As I am trying to make a hat would you suggest just going for it rather than doing a tension swatch for a hat?

Sorry, so many questions!

I just meant ‘flatten’ it slightly so you can get a good measurement. Take the needles out if you want, but it’s harder to be accurate when it’s still on the circs and might be a little lumpy.

When you work in the round you don’t turn to knit on the other side, so to get garter stitch you have to alternate a purl round with a knit round. Stockinette stitch in the round is just knitting all the rounds because you always work on the RS.

Yes, ‘twin pins’ is what you call circular needles over there, and the length is measured tip to tip, not just the cord. You can work a hat on 40cm needles, but would still have to use dpns or longer ones (in magic loop) for the top part when you decrease stitches. You can use a longer one all the way through using magic loop or single loop, and needles from 60 to 90 cm long.
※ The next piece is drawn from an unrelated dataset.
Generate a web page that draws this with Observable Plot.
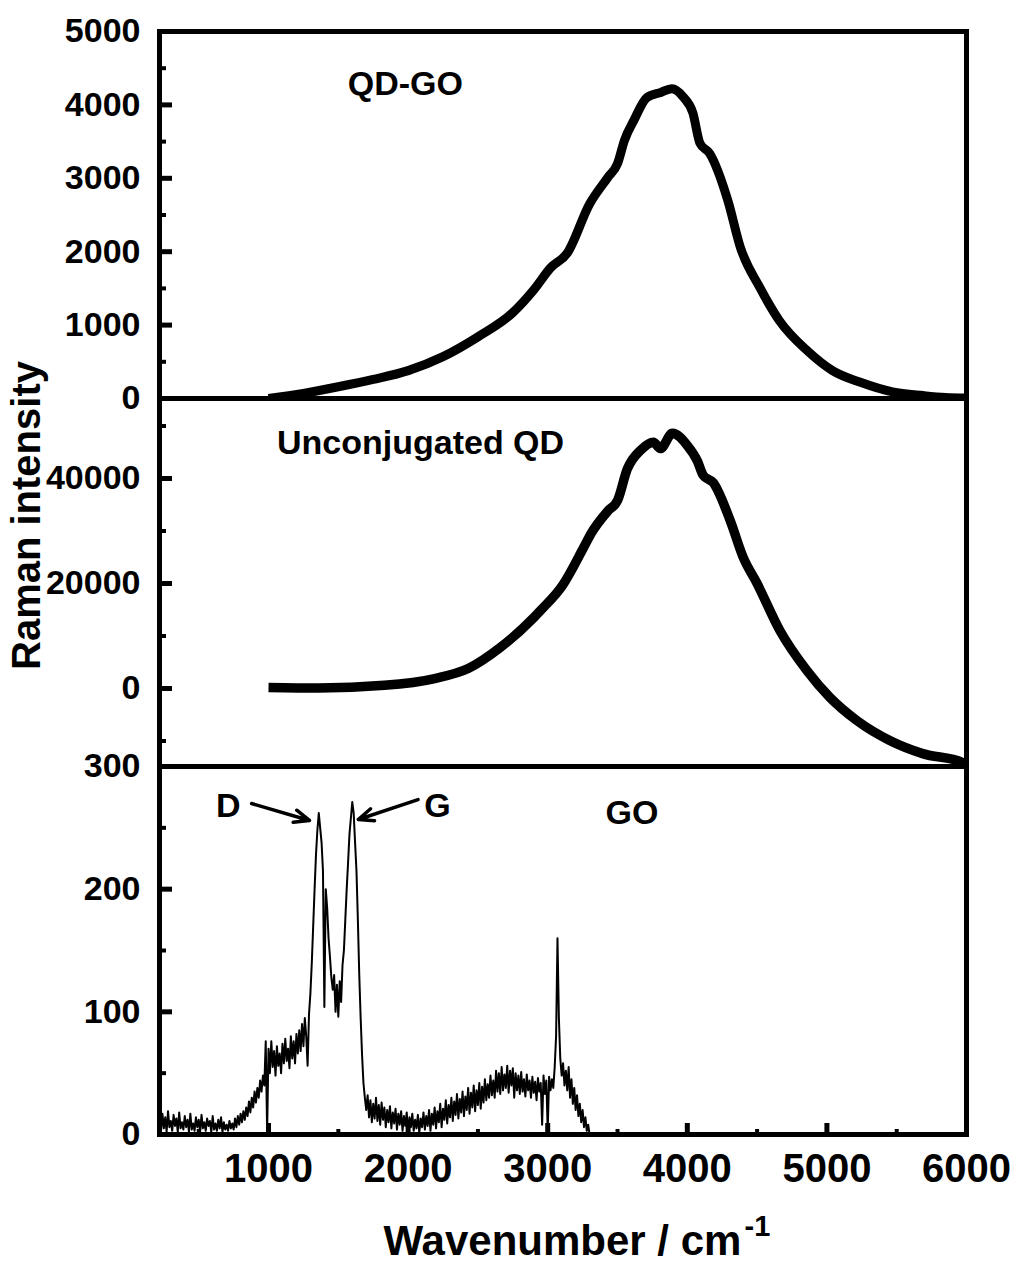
<!DOCTYPE html>
<html>
<head>
<meta charset="utf-8">
<script src="https://cdn.jsdelivr.net/npm/d3@7"></script>
<script src="https://cdn.jsdelivr.net/npm/@observablehq/plot@0.6"></script>
<style>
  body { margin: 0; background: #fff; }
  #chart { position: relative; width: 1018px; height: 1271px; }
  #chart svg { position: absolute; left: 0; top: 0; }
</style>
</head>
<body>
<div id="chart"></div>
<script>
// ---------- data ----------
const xMajor = [1000, 2000, 3000, 4000, 5000, 6000];
const xMinor = [500, 1500, 2500, 3500, 4500, 5500];

const qdgoYMajor = [0, 1000, 2000, 3000, 4000, 5000];
const qdgoYMinor = [500, 1500, 2500, 3500, 4500];
const qdYMajor = [0, 20000, 40000];
const qdYMinor = [-10000, 10000, 30000, 50000];
const goYMajor = [0, 100, 200, 300];
const goYMinor = [50, 150, 250];

// QD-GO spectrum (top panel)
const qdgoWavenumber = [1000, 1250, 1500, 1750, 2000, 2250, 2500, 2750, 2900, 3020, 3140, 3300, 3430, 3500, 3550, 3620, 3710, 3810, 3890, 3970, 4040, 4090, 4160, 4290, 4380, 4520, 4660, 4860, 5040, 5240, 5470, 5690, 5850, 6000];
const qdgoIntensity  = [0, 70, 160, 260, 380, 570, 840, 1170, 1480, 1780, 1980, 2650, 3010, 3200, 3520, 3800, 4100, 4170, 4220, 4110, 3890, 3480, 3340, 2700, 2060, 1510, 1060, 650, 380, 220, 90, 40, 15, 8];

// Unconjugated QD spectrum (middle panel)
const qdWavenumber = [1000, 1360, 1830, 2190, 2430, 2660, 2900, 2950, 3110, 3260, 3310, 3430, 3500, 3570, 3670, 3757, 3807, 3893, 4000, 4071, 4114, 4186, 4307, 4400, 4500, 4664, 4857, 5021, 5214, 5450, 5686, 5971, 6000];
const qdIntensity  = [200, 100, 600, 1900, 3800, 7800, 13500, 14900, 19800, 27000, 29500, 33800, 35800, 41800, 45500, 46900, 45700, 48600, 46300, 43400, 40600, 39200, 32000, 25000, 20000, 11000, 3400, -1700, -6100, -9900, -12400, -14100, -14800];

// GO spectrum (bottom panel), sampled every 10 cm-1 from 220 cm-1
const goStart = 220;
const goStep = 10;
const goIntensity = [
  12, 3, 17, 5, 14, 2, 19, 6, 11, 3,
  16, 7, 13, 2, 18, 5, 10, 4, 15, 6,
  12, 2, 17, 4, 9, 3, 14, 6, 12, 2,
  16, 5, 10, 3, 13, 7, 11, 2, 15, 4,
  9, 3, 12, 5, 14, 2, 10, 4, 8, 3,
  11, 5, 9, 4, 13, 6, 15, 8, 17, 10,
  19, 12, 22, 15, 27, 18, 30, 22, 35, 26,
  38, 30, 44, 35, 48, 40, 76, 2, 70, 50,
  76, 55, 68, 48, 72, 56, 66, 50, 74, 58,
  78, 60, 70, 54, 80, 62, 76, 58, 82, 66,
  85, 68, 90, 72, 95, 80, 56, 98, 115, 140,
  170, 200, 228, 248, 262, 250, 238, 215, 104, 200,
  185, 160, 145, 128, 118, 130, 100, 122, 96, 125,
  108, 138, 150, 175, 200, 222, 245, 258, 271, 262,
  238, 215, 175, 130, 95, 65, 42, 30, 20, 32,
  14, 28, 10, 25, 13, 30, 11, 24, 8, 26,
  12, 22, 6, 20, 10, 23, 5, 18, 9, 21,
  4, 17, 8, 19, 3, 15, 7, 18, 2, 14,
  6, 17, 3, 12, 5, 16, 1, 13, 6, 18,
  4, 15, 7, 20, 3, 17, 8, 22, 5, 19,
  10, 25, 6, 21, 12, 28, 9, 24, 14, 30,
  11, 27, 16, 33, 13, 29, 18, 35, 15, 31,
  20, 38, 17, 34, 22, 40, 19, 36, 24, 42,
  21, 39, 26, 45, 28, 41, 30, 48, 32, 44,
  30, 52, 35, 50, 33, 55, 36, 49, 38, 56,
  34, 52, 40, 54, 30, 50, 36, 48, 33, 51,
  35, 45, 31, 49, 36, 44, 30, 47, 34, 43,
  28, 46, 35, 42, 8, 48, 33, 44, 3, 47,
  36, 45, 38, 55, 80, 160, 95, 62, 48, 58,
  40, 52, 36, 55, 30, 45, 25, 38, 20, 32,
  15, 25, 10, 20, 6, 14, 3, 8, 0
];

// annotations (data coordinates)
const topLabel = [{x: 1980, y: 4285, text: "QD-GO"}];
const midLabel = [{x: 2089, y: 46760, text: "Unconjugated QD"}];
const botLabels = [
  {x: 3604, y: 262, text: "GO"},
  {x: 711, y: 268, text: "D"},
  {x: 2211, y: 268, text: "G"}
];
const arrows = [
  {x1: 879, y1: 269.8, x2: 1293, y2: 256},
  {x1: 2071, y1: 273, x2: 1643, y2: 256.8}
];
const yTitle = ["Raman intensity"];
const xTitle = ["Wavenumber / cm"];
const xTitleSup = ["-1"];

// ---------- tables ----------
const qdgo = qdgoWavenumber.map((x, i) => ({x, y: qdgoIntensity[i]}));
const qd = qdWavenumber.map((x, i) => ({x, y: qdIntensity[i]}));
const go = goIntensity.map((y, i) => ({x: goStart + i * goStep, y}));

// ---------- layout ----------
const W = 1018, H = 1271;
const L = 159, R = 966;
const FONT = "'Liberation Sans', Arial, Helvetica, sans-serif";
const fmt = d3.format("d");

function panel({top, bottom, yDomain, yMajor, yMinor, showX, marks}) {
  return Plot.plot({
    width: W, height: H,
    marginLeft: L, marginRight: W - R,
    marginTop: top, marginBottom: H - bottom,
    style: {background: "transparent", overflow: "visible", fontFamily: FONT, fontWeight: "bold", color: "#000"},
    x: {domain: [219, 6000], label: null, axis: showX ? undefined : null},
    y: {domain: yDomain, label: null},
    marks: [
      Plot.axisY(yMajor, {tickSize: -13, tickPadding: 32, strokeWidth: 5, fontSize: 34, fontWeight: "bold", label: null, tickFormat: fmt}),
      Plot.axisY(yMinor, {tickSize: -7, strokeWidth: 4, fill: "none", label: null}),
      ...(showX ? [
        Plot.axisX(xMajor, {tickSize: -11, tickPadding: 30, strokeWidth: 5, fontSize: 40, fontWeight: "bold", label: null, tickFormat: fmt}),
        Plot.axisX(xMinor, {tickSize: -5, strokeWidth: 4, fill: "none", label: null})
      ] : []),
      ...marks,
      Plot.frame({strokeWidth: 5})
    ]
  });
}

const chart = document.getElementById("chart");

chart.append(panel({
  top: 31, bottom: 398, yDomain: [0, 5000], yMajor: qdgoYMajor, yMinor: qdgoYMinor, showX: false,
  marks: [
    Plot.line(qdgo, {x: "x", y: "y", strokeWidth: 9, curve: "monotone-x", clip: true, strokeLinecap: "butt"}),
    Plot.text(topLabel, {x: "x", y: "y", text: "text", fontSize: 34, fontWeight: "bold"})
  ]
}));

chart.append(panel({
  top: 398, bottom: 766, yDomain: [-14857, 55238], yMajor: qdYMajor, yMinor: qdYMinor, showX: false,
  marks: [
    Plot.line(qd, {x: "x", y: "y", strokeWidth: 9.5, curve: "monotone-x", clip: true, strokeLinecap: "butt"}),
    Plot.text(midLabel, {x: "x", y: "y", text: "text", fontSize: 34, fontWeight: "bold"}),
    Plot.text(yTitle, {text: d => d, frameAnchor: "left", textAnchor: "middle", dx: -132, dy: -67, rotate: -90, fontSize: 40, fontWeight: "bold"})
  ]
}));

chart.append(panel({
  top: 766, bottom: 1134, yDomain: [0, 300], yMajor: goYMajor, yMinor: goYMinor, showX: true,
  marks: [
    Plot.line(go, {x: "x", y: "y", strokeWidth: 2, clip: true}),
    Plot.arrow(arrows, {x1: "x1", y1: "y1", x2: "x2", y2: "y2", strokeWidth: 3.5, headLength: 7, headAngle: 45}),
    Plot.text(botLabels, {x: "x", y: "y", text: "text", fontSize: 34, fontWeight: "bold"}),
    Plot.text(xTitle, {text: d => d, frameAnchor: "bottom-left", textAnchor: "start", lineAnchor: "bottom", dx: 224, dy: 120, fontSize: 42, fontWeight: "bold"}),
    Plot.text(xTitleSup, {text: d => d, frameAnchor: "bottom-left", textAnchor: "start", lineAnchor: "bottom", dx: 585, dy: 101, fontSize: 29, fontWeight: "bold"})
  ]
}));
</script>
</body>
</html>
Finally - yeah, just cast on for the hat and work a few inches, then measure your gauge. It’ll be a lot easier to ‘flatten’ it out with a larger piece.

Okay thanks, I think i will leave it on the needles but just make sure its as flat as I can, I don’t feel confident to take it off the needles and put it back on again!

Thanks, I understand now about how to get stocking stitch!

What is ‘magic loop’ and ‘single loop’?


The ‘loops’ are ways to make a long circular shorter by pulling the cord out partway along the sts. ML is shown here, and this is single loop. That way you can knit a small number of stitches in the round without using dpns.

Hmmm but if I use the right length cord I wouldn’t have to do that?

That’s right. But say you use a 16" needle for a hat - after you do a couple decrease rounds at the top, your sts won’t fit around the needle any more. So you can add a second circular and knit with both, switch to dpns, or use a longer needle by itself and loop it. The page I linked to for magic loop also shows how to knit with 2 circs.